Also known as Mexican bush sage, this salvia produces great fall color (purple and white) that attracts hummingbirds, bees, and butterflies.
It looks great mixed in with other flowers for interesting color combinations, or planted in a bunch to create a nice edge or border.
Where to Plant Mexican Sage
This plant thrives in full sun, but will tolerate some afternoon shade. It gets to be about 3-4 feet tall and just about as wide, so give it plenty of room when you plant it. It can tolerate a variety of soils from sand to clay, but it will not tolerate its roots being in water for too long. It does, however, tolerate brief periods of drought.
About Mexican Salvia
Mexican salvia (Salvia leucantha) is just a cool plant; its flowers are fuzzy or wooly looking. It’s hardy in zones 7 through 11 and in places where it doesn’t frost, this plant will be evergreen (down to about 25 degrees F).
It is native to Mexico and Central America but is used throughout the United States in gardens and container plantings.
Here are some of its features
- drought tolerant
- flowers in late summer through fall
- deer resistant (the voracious deer in my yard haven’t even touched it)
- attracts bees, hummingbirds, butterflies
- adds nice fall color when everything else is slowing down
To increase bloom time and keep the plant from drooping, you can deadhead.
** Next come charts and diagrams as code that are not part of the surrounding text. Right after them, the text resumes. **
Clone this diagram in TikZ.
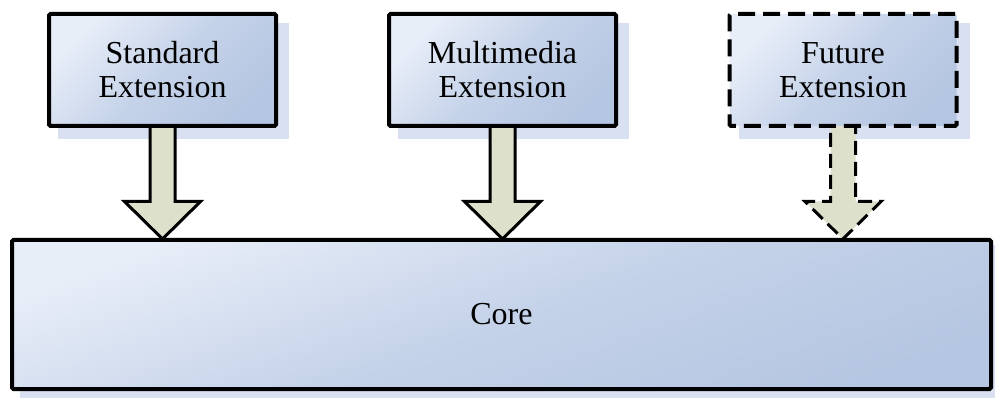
\documentclass[tikz,border=0pt]{standalone}
\usepackage{fontspec}
\setmainfont{Liberation Serif}
\usetikzlibrary{calc}

\definecolor{boxlight}{RGB}{232,238,248}
\definecolor{boxdark}{RGB}{181,198,226}
\colorlet{boxmid}{boxdark!68!boxlight}
\definecolor{arrowfill}{RGB}{221,225,204}
\definecolor{shadowblue}{RGB}{216,224,241}

\pgfdeclarelayer{shadowlayer}
\pgfdeclarelayer{arrowlayer}
\pgfsetlayers{shadowlayer,arrowlayer,main}

\tikzset{
  module/.style={rectangle, draw=black, line width=4pt, rounded corners=1.5pt,
    top color=boxlight, bottom color=boxdark, middle color=boxmid, shading angle=45,
    minimum width=227pt, minimum height=112pt, align=center, inner sep=0pt,
    font=\fontsize{32}{34}\selectfont},
  corebox/.style={module, shading angle=20, minimum width=979pt, minimum height=149pt},
  planned/.style={dash pattern=on 17pt off 8pt},
  blockarrow/.style={draw=black, line width=3pt, fill=arrowfill, line join=miter},
  plannedarrow/.style={blockarrow, dash pattern=on 14pt off 7pt},
  shadowbox/.style={fill=shadowblue}
}

% block arrow from the bottom of an extension box down to the core
\newcommand{\extarrow}[3]{%
  \path[#3] let \p1=(#1.south), \p2=(#2.north) in
    (\x1-12.5pt,\y1+4pt) -- (\x1+12.5pt,\y1+4pt) -- (\x1+12.5pt,\y2+36.5pt)
    -- (\x1+38pt,\y2+36.5pt) -- (\x1,\y2-1pt) -- (\x1-38pt,\y2+36.5pt)
    -- (\x1-12.5pt,\y2+36.5pt) -- cycle;
}

\begin{document}
\begin{tikzpicture}[x=1pt,y=1pt]
  \useasboundingbox (0,0) rectangle (995,399);

  \node[module] (std) at (162.5,329) {Standard\\Extension};
  \node[module] (mm)  at (502.5,329) {Multimedia\\Extension};
  \node[module, planned] (fut) at (843,329) {Future\\Extension};
  \node[corebox] (core) at (501.5,84.5) {Core};

  \begin{pgfonlayer}{arrowlayer}
    \extarrow{std}{core}{blockarrow}
    \extarrow{mm}{core}{blockarrow}
    \extarrow{fut}{core}{plannedarrow}
  \end{pgfonlayer}

  \begin{pgfonlayer}{shadowlayer}
    \foreach \n in {std,mm,fut}
      \fill[shadowbox] ($(\n.south west)+(11pt,-11pt)$) rectangle ($(\n.north east)+(11pt,-11pt)$);
    \fill[shadowbox] ($(core.south west)+(10pt,-7pt)$) rectangle ($(core.north east)+(10pt,-7pt)$);
  \end{pgfonlayer}
\end{tikzpicture}
\end{document}
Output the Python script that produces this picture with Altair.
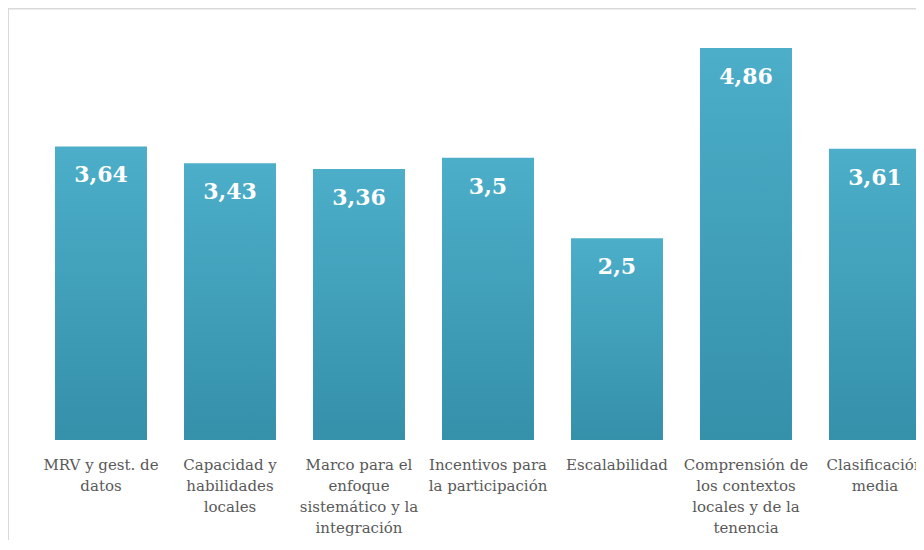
import altair as alt
import pandas as pd

categories = [
    "MRV y gest. de|datos",
    "Capacidad y|habilidades|locales",
    "Marco para el|enfoque|sistemático y la|integración",
    "Incentivos para|la participación",
    "Escalabilidad",
    "Comprensión de|los contextos|locales y de la|tenencia",
    "Clasificación|media",
]
values = [3.64, 3.43, 3.36, 3.5, 2.5, 4.86, 3.61]
value_labels = ["3,64", "3,43", "3,36", "3,5", "2,5", "4,86", "3,61"]

df = pd.DataFrame({"cat": categories, "val": values, "lab": value_labels})

W = 908
H = 432

xscale = alt.Scale(range=[28.5, 931.5], paddingInner=0.287, paddingOuter=0.1435)
yscale = alt.Scale(domain=[0, 5.356])

grad = alt.Gradient(
    gradient="linear", x1=0, y1=0, x2=0, y2=1,
    stops=[alt.GradientStop(color="#4caec9", offset=0),
           alt.GradientStop(color="#3590aa", offset=1)],
)

base = alt.Chart(df)

frame = base.mark_rect(fill="transparent", stroke="#d9d9d9", strokeWidth=2).encode(
    x=alt.value(0), x2=alt.value(2000), y=alt.value(0.5), y2=alt.value(2000)
).transform_filter("datum.cat == 'Escalabilidad'")

bars = base.mark_bar(color=grad).encode(
    x=alt.X("cat:N", sort=None, scale=xscale,
            axis=alt.Axis(title=None, labelAngle=0, labelExpr="split(datum.label, '|')",
                          labelFont="DejaVu Serif", labelFontSize=15, labelColor="#595959",
                          labelLineHeight=21.3, labelPadding=17, labelLimit=0,
                          domain=False, ticks=False, labelBaseline="top")),
    y=alt.Y("val:Q", scale=yscale, axis=None),
)

texts = base.mark_text(color="white", font="DejaVu Serif", fontWeight="bold",
                       fontSize=22, baseline="middle", dy=29).encode(
    x=alt.X("cat:N", sort=None, scale=xscale),
    y=alt.Y("val:Q", scale=yscale),
    text="lab:N",
)

chart = alt.layer(frame, bars, texts).properties(
    width=W, height=H,
    autosize=alt.AutoSizeParams(type="none"),
    padding={"left": 0, "top": 0, "right": 0, "bottom": 100},
).configure_view(stroke=None)

chart.save("out.html", embed_options={"renderer": "svg", "actions": False})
You will need to cut back the dead growth in early spring to provide room for new growth.
Good Color Combinations
I really like this plant in a border or edge but it also mixes really well with reds and oranges, providing a nice contrast. The fuzziness of the flowers also add a bit of textural interest.
Try pairing it with hot lips salvia – another great fall-blooming plant. Hot lips salvia (Salvia microphylla) has tiny red and white flowers that contrast well with the purple of Mexican salvia.
This plant can propagate from cuttings and seeds. When taking cuttings, use younger, greener stems for better results. You can also bury some of the attached stems into the top few inches of soil and it will grow roots.